Work instructions | Which lines include the word "this"? Copy each of them.
*** Dataset records
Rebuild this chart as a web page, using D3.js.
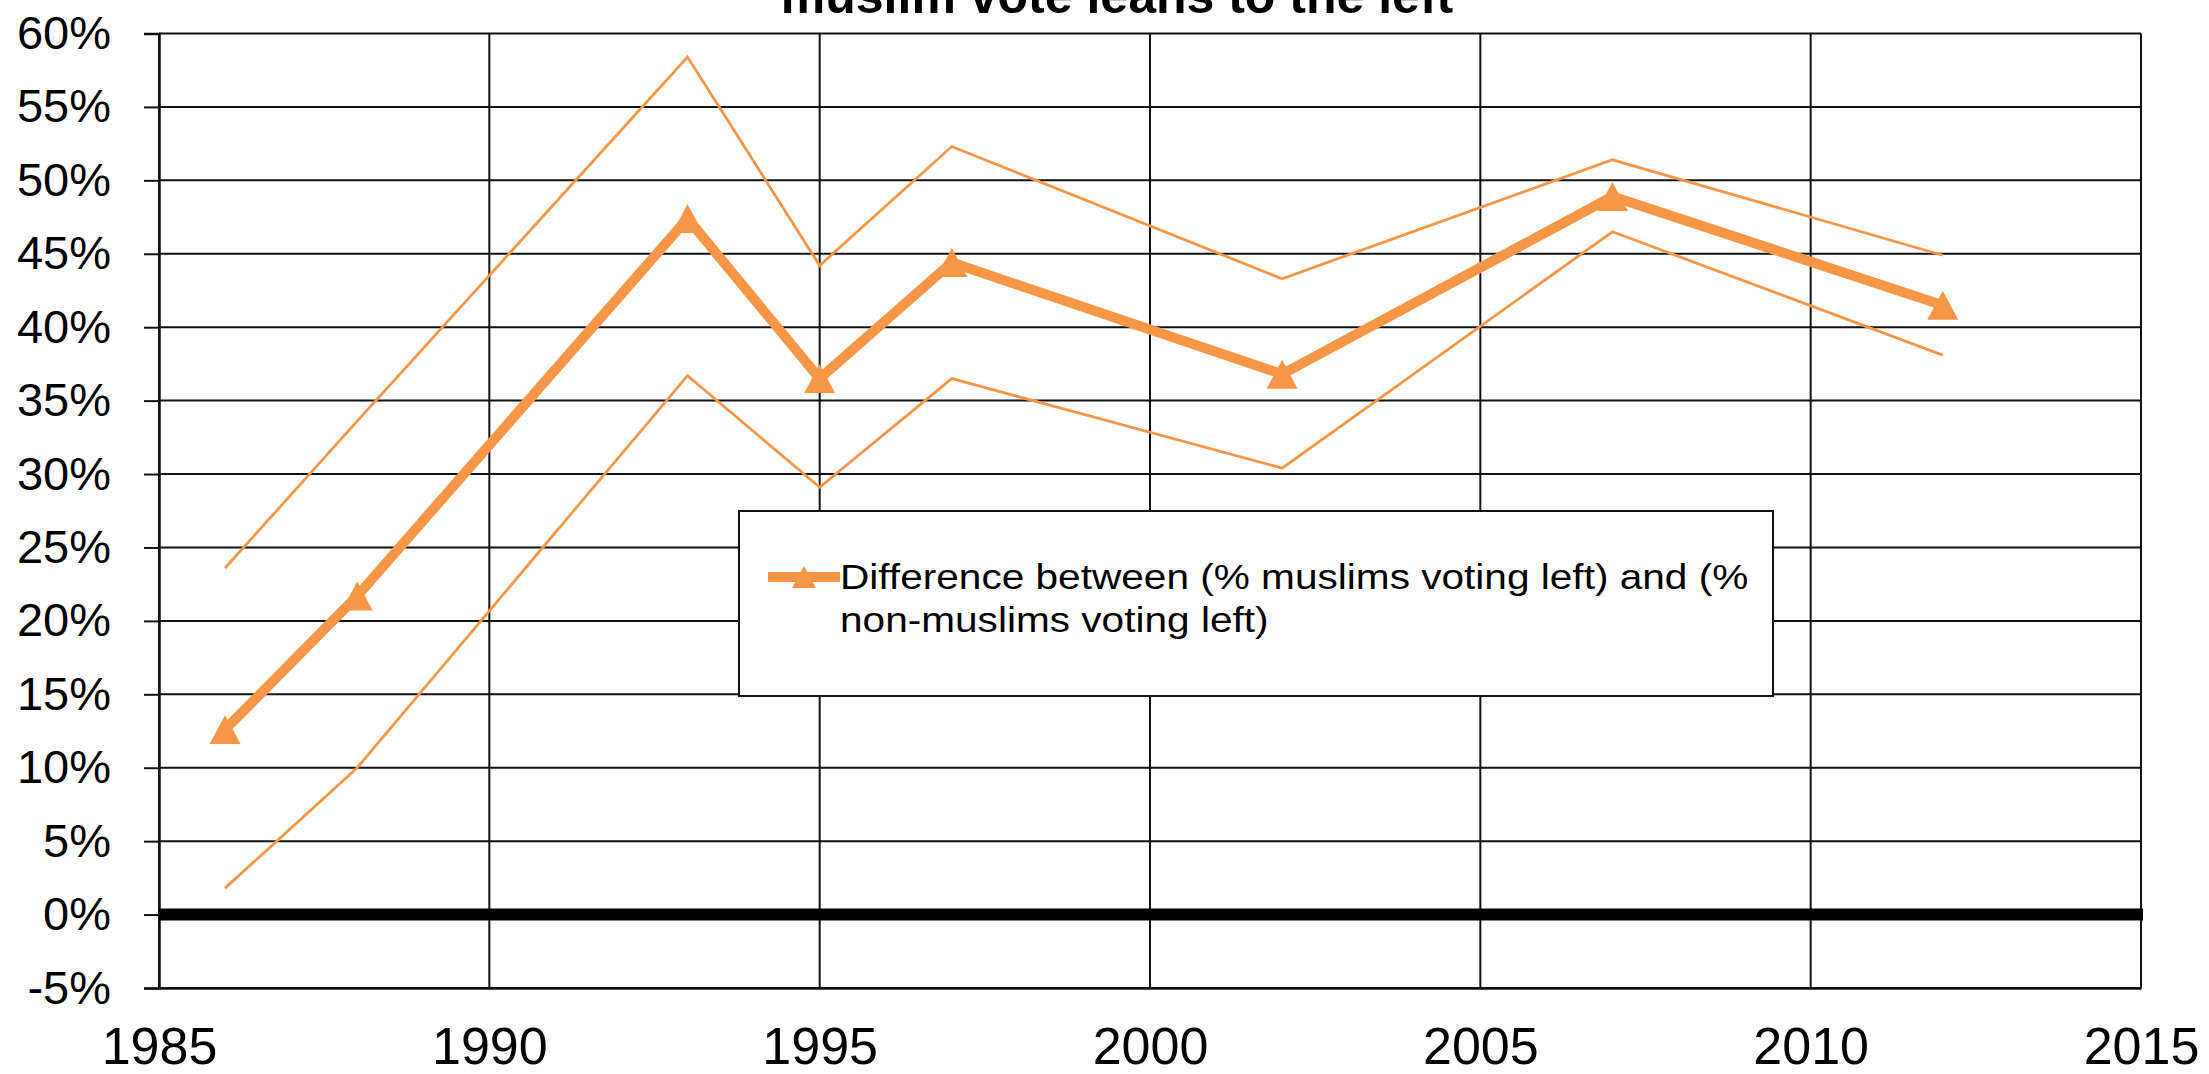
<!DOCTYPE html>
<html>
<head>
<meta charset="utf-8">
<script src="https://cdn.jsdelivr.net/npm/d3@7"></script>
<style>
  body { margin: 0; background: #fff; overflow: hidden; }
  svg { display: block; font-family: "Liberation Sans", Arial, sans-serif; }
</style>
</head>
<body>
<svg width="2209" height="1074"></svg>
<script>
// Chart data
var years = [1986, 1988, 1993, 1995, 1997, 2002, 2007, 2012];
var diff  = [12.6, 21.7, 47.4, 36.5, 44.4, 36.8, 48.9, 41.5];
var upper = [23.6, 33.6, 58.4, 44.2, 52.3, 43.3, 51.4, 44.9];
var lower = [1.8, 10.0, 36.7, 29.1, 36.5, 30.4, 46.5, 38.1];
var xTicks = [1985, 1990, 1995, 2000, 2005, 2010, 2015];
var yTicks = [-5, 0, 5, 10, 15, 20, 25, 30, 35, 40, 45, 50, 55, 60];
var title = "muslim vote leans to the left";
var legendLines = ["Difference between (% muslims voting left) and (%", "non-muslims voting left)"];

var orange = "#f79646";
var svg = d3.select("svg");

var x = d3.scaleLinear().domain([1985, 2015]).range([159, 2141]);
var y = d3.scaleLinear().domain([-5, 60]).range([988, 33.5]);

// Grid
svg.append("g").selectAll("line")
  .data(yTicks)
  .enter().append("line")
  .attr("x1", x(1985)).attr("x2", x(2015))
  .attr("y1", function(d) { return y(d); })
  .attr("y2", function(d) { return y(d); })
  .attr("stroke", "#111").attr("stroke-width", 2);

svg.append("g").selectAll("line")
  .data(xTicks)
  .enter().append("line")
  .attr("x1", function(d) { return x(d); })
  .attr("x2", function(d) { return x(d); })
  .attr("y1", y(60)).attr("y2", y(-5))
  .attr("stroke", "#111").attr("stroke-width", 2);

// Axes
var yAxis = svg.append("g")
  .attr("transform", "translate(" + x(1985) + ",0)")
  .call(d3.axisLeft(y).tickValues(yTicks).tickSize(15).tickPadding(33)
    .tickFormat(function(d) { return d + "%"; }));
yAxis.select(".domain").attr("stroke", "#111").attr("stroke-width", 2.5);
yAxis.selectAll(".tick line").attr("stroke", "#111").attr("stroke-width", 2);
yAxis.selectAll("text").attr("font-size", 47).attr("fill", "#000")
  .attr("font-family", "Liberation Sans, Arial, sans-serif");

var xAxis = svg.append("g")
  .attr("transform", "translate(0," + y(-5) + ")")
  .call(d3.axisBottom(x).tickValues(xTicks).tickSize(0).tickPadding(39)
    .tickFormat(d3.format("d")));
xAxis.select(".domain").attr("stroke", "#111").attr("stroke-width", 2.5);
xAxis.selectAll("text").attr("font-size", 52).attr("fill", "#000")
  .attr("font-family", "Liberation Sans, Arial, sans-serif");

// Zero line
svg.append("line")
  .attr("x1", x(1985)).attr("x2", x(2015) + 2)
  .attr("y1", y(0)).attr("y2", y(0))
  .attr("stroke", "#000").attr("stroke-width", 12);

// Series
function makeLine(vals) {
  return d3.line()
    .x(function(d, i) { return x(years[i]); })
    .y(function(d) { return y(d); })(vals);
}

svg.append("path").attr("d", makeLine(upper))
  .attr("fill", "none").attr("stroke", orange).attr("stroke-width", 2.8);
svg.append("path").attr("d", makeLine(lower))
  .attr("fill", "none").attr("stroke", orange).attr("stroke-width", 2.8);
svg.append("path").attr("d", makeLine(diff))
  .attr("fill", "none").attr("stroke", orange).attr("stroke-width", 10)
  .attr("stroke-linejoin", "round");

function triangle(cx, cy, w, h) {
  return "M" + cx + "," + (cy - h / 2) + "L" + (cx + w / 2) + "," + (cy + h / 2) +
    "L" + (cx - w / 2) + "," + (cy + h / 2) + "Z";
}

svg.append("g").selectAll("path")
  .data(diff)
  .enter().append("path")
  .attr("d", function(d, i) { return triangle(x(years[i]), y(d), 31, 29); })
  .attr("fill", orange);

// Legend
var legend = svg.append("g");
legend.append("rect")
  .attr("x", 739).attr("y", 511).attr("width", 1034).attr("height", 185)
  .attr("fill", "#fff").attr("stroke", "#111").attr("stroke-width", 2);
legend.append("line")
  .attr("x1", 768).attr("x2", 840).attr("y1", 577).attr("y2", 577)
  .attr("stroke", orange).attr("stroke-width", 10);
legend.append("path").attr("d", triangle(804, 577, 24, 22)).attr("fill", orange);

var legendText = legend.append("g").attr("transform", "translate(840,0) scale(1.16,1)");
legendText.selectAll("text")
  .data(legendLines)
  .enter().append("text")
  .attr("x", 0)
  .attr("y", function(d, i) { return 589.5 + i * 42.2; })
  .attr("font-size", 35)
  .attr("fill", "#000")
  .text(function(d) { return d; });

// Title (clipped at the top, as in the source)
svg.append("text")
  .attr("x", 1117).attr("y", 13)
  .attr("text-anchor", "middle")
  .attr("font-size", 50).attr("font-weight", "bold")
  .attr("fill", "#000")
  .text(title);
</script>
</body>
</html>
******
*** Dataset records
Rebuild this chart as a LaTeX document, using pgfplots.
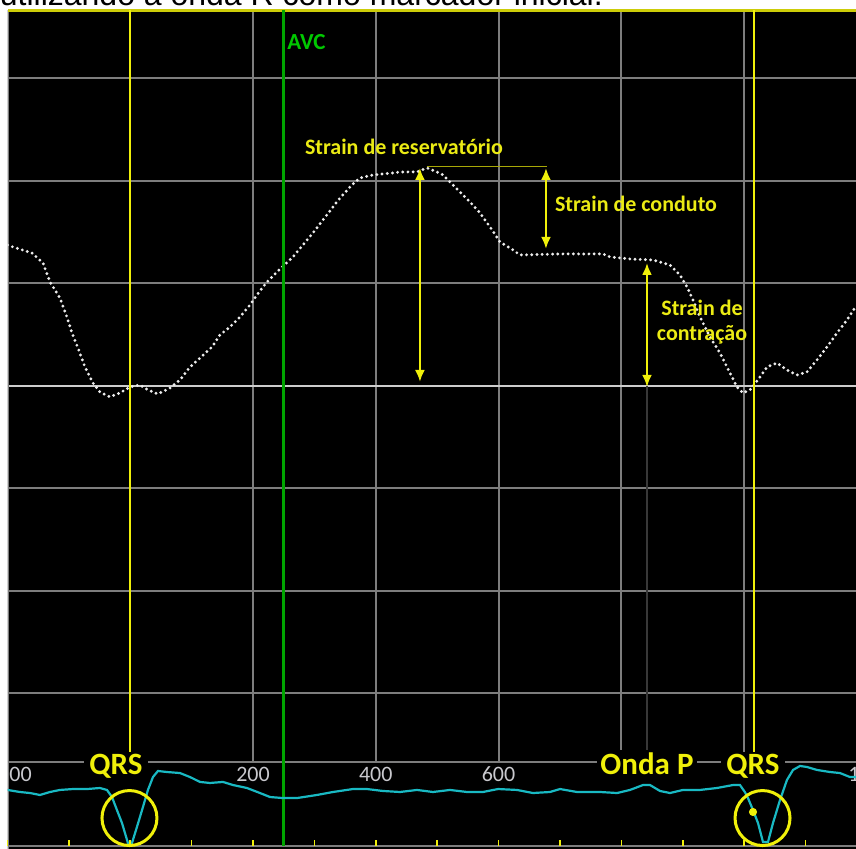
******
Answer in full |
Rebuild this chart as a web page, using D3.js.
Rebuild this chart as a LaTeX document, using pgfplots.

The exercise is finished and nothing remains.